Нашлись и смелые люди, объявившие себя при всем народе не только мастерами государственной и коммунистической драматургии, но даже и — …Всемирной.
Смелость города берет. Но посмотрим — какая смелость у этих гостекомдрамцев.
В субботу они показывали первую свою работу — „Товарищ Хлестаков“…
Мастера коммунистической и всемирной драматургии потянулись за настоящими мастерами.
Обывательское представление о коммунизме, очевидно, целиком уложилось у них в формулу:
„Грабь награбленное!“
И они добросовестнейшим образом ограбили режиссеров — Таирова, Грановского, Комиссаржевского и Мейерхольда.

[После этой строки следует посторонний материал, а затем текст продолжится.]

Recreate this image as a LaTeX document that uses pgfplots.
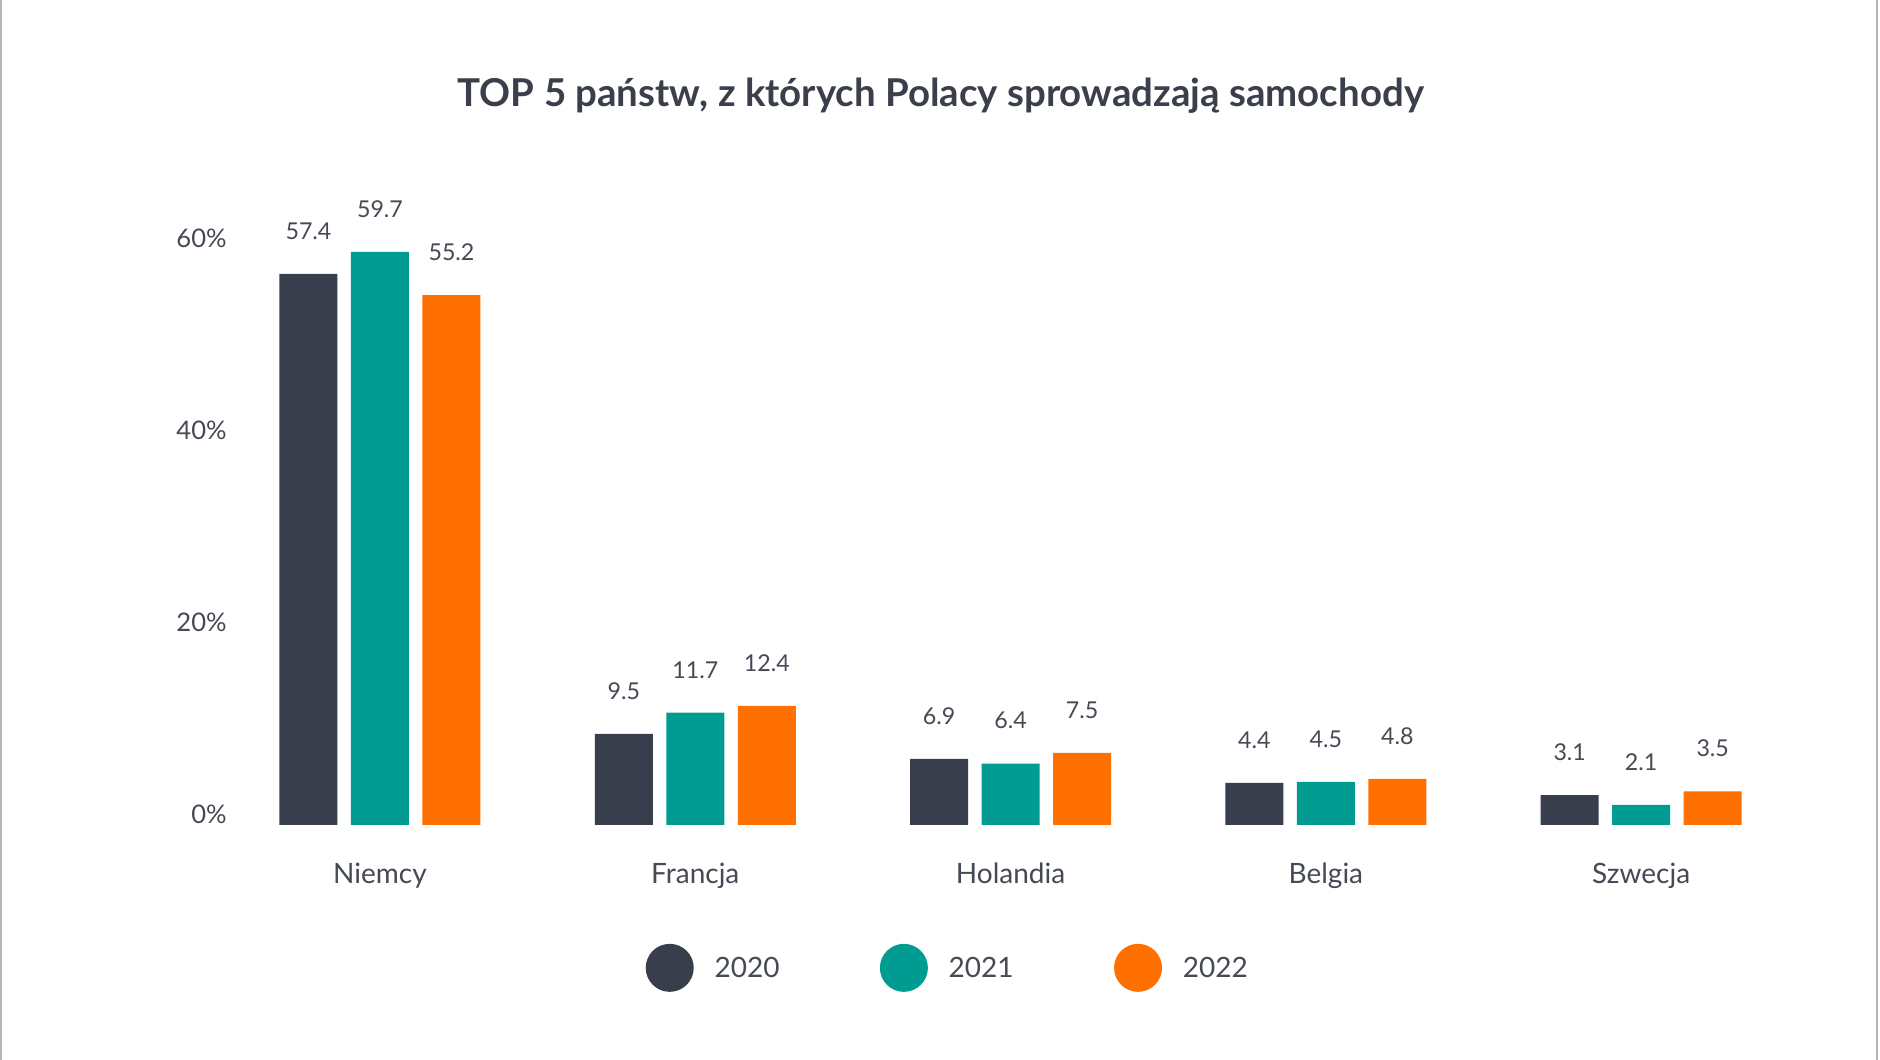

Зрелище получилось неописуемое:
„Принцесса Брамбилла“, „Мистерия-буфф“, „Свадьба Фигаро“ — сразу одновременно на одной сценической площадке.
При этом соединение шаблонов, и без того набивших оскомину, было сделано крайне бездарно и ученически неумело. Отврат полнейший».
Из этой статейки Егора Каменщикова становится ясным, что для сотрудника «Правды» «настоящие мастера» — Таиров, Грановский, Комиссаржевский и Мейерхольд — были не более чем «грабителями», насаждавшими в театре «набившие оскомину шаблоны».